In Steven Pinker's book The Sense of Style, he talks about the 'given-before-new' principle (most notably on pages 131–138). He states, '... people learn by integrating new information into their existing web of knowledge.' He also says this is a significant contributor to coherence in writing.
In his examples of good adherence to the 'given-before-new' principle, he often highlights the subject as the 'given' information, the object as the 'new' information. See this example from the book ('given' information highlighted in bold):
A man arrives from Corinth with the message that Oedipus's father has died .... It emerges that this messenger was formerly a shepherd on Mount Cithaeron, and that he was given a baby .... The baby, he says, was given to him by another shepherd from the Laius household, who had been told to get rid of the child.
I question what 'given' information really is. These, in my opinion, are obvious examples; the 'given' subjects refer back to information from the previous (or the same) sentences. There is little room for argument. But what happens when the examples aren't so cut and dried?
This resource states that 'given' information is anything that we assume to be familiar. This resource, on the other hand, says that 'given' information is anything that 'has already been mentioned in the text.'
Which is it? Is it both? If so, how do we define what is assumed to be familiar? How far does this stretch, and must 'given' information take the position of subject?
See these examples:
(1) Jake entered the room. At the far end of the room was a piano.

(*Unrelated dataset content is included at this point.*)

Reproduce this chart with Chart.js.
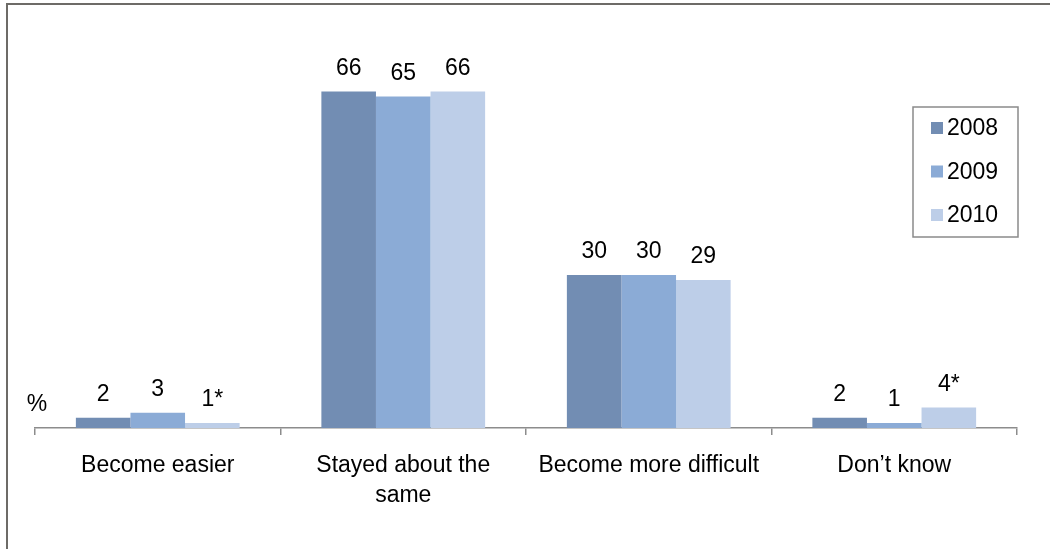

(2) Jake entered the room. Floorboards creaked with every step.
In Example 1, we'll say that 'the far end of the room' is 'given' information. The 'piano' is new information. The principle, I think, has been adhered to by fronting and inversion. The preposition containing 'the far end of the room' is at the front of the sentence. However, this is not a subject, so is it correctly following the principle? The limited examples provided by almost every resource I have read are not clear on this.

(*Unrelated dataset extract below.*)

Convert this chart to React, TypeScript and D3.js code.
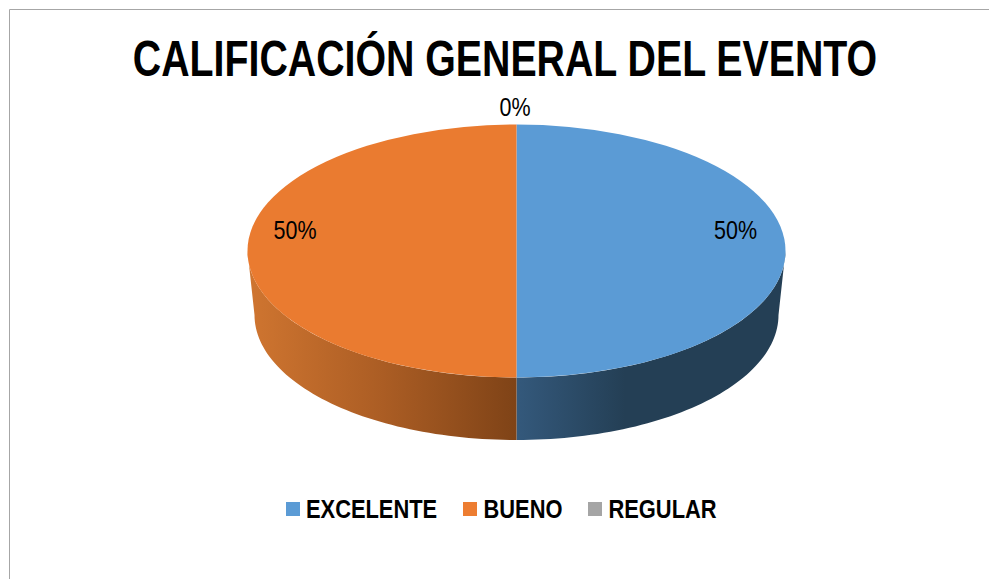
import React from "react";
import * as d3 from "d3";

const title = "CALIFICACIÓN GENERAL DEL EVENTO";
const categories = ["EXCELENTE", "BUENO", "REGULAR"];
const shares = [50, 50, 0];
const colors = ["#5b9bd5", "#ea7b30", "#a5a5a5"];
const legendColors = ["#5b9bd5", "#ed7d31", "#a5a5a5"];
const labelPos: [number, number][] = [[735.5, 230], [295, 230], [515, 107]];
const legendSwatchX = [286, 463, 588];
const legendTextX = [306, 483.5, 608.5];

const W = 989, H = 579;
const cx = 516.5, cy = 251, rx = 269, ry = 126.5;
const bcy = 315, brx = 262, bry = 125;
const font = "'Liberation Sans', Arial, sans-serif";
const titleSqueeze = 0.786, labelSqueeze = 0.86, legendSqueeze = 0.875;

const pie = d3.pie<number>().sort(null).startAngle(0).endAngle(2 * Math.PI);
const arcs = pie(shares);
const unitArc = d3.arc<d3.PieArcDatum<number>>().innerRadius(0).outerRadius(1);
const line = d3.line<[number, number]>();

function wall(a0: number, a1: number) {
  // only the front half of the ellipse (angles PI/2..3PI/2) is visible
  const s = Math.max(a0, Math.PI / 2), e = Math.min(a1, (3 * Math.PI) / 2);
  if (e <= s) return null;
  const ts = d3.range(0, 61).map((i) => s + ((e - s) * i) / 60);
  const top = ts.map((t) => [cx + rx * Math.sin(t), cy - ry * Math.cos(t)] as [number, number]);
  const bottom = ts.map((t) => [cx + brx * Math.sin(t), bcy - bry * Math.cos(t)] as [number, number]).reverse();
  return line([...top, ...bottom]) + "Z";
}

const sideFill = ["url(#sideBlue)", "url(#sideOrange)", "#6e6e6e"];

export default function App() {
  return (
    <svg
      width={W}
      height={H}
      viewBox={`0 0 ${W} ${H}`}
      style={{ position: "absolute", left: 0, top: 0, background: "#fff" }}
    >
      <defs>
        <linearGradient id="sideBlue" gradientUnits="userSpaceOnUse" x1={516} x2={625} y1={0} y2={0}>
          <stop offset="0" stopColor="#34597c" />
          <stop offset="1" stopColor="#243f55" />
        </linearGradient>
        <linearGradient id="sideOrange" gradientUnits="userSpaceOnUse" x1={250} x2={516} y1={0} y2={0}>
          <stop offset="0" stopColor="#cf7530" />
          <stop offset="0.5" stopColor="#ab5d24" />
          <stop offset="1" stopColor="#7f4317" />
        </linearGradient>
      </defs>
      <path d={`M9.5,${H}V9.5H${W}`} fill="none" stroke="#a6a6a6" strokeWidth={1} />
      <text
        transform={`translate(505,76) scale(${titleSqueeze},1)`}
        textAnchor="middle"
        fontFamily={font}
        fontWeight="bold"
        fontSize={50}
        fill="#000"
      >
        {title}
      </text>
      {arcs.map((a, i) => {
        const d = wall(a.startAngle, a.endAngle);
        return d ? <path key={i} d={d} fill={sideFill[i]} /> : null;
      })}
      <g transform={`translate(${cx},${cy}) scale(${rx},${ry})`}>
        {arcs.map((a, i) => (
          <path key={i} d={unitArc(a) || ""} fill={colors[i]} />
        ))}
      </g>
      {arcs.map((a, i) => (
        <text
          key={i}
          transform={`translate(${labelPos[i][0]},${labelPos[i][1]}) scale(${labelSqueeze},1)`}
          dy="0.35em"
          textAnchor="middle"
          fontFamily={font}
          fontSize={25}
          fill="#000"
        >
          {a.data}%
        </text>
      ))}
      {categories.map((c, i) => (
        <g key={c}>
          <rect x={legendSwatchX[i]} y={502} width={14} height={14} fill={legendColors[i]} />
          <text
            transform={`translate(${legendTextX[i]},518) scale(${legendSqueeze},1)`}
            fontFamily={font}
            fontWeight="bold"
            fontSize={25}
            fill="#000"
          >
            {c}
          </text>
        </g>
      ))}
    </svg>
  );
}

In Example 2, we use 'floorboards' as the subject of the second sentence. This subject has not been explicitly introduced before this, but we could say that the reader might assume a room has floorboards.
Looking at fiction novels, the principle is seemingly ignored quite often. Subjects with indefinite articles are common. Then again, it could be argued that the scope of 'given' information is expanded and we simply expect the reader to accept the information on the basis that they are immersing themselves in a narrative. The goal of the text is not always perfect cohesion.
This isn't surprising; to maintain perfect cohesion with such unclear rules would result in a book without style, restricted by sentences beginning with 'they,' 'he,' 'she,' 'it,' and so on.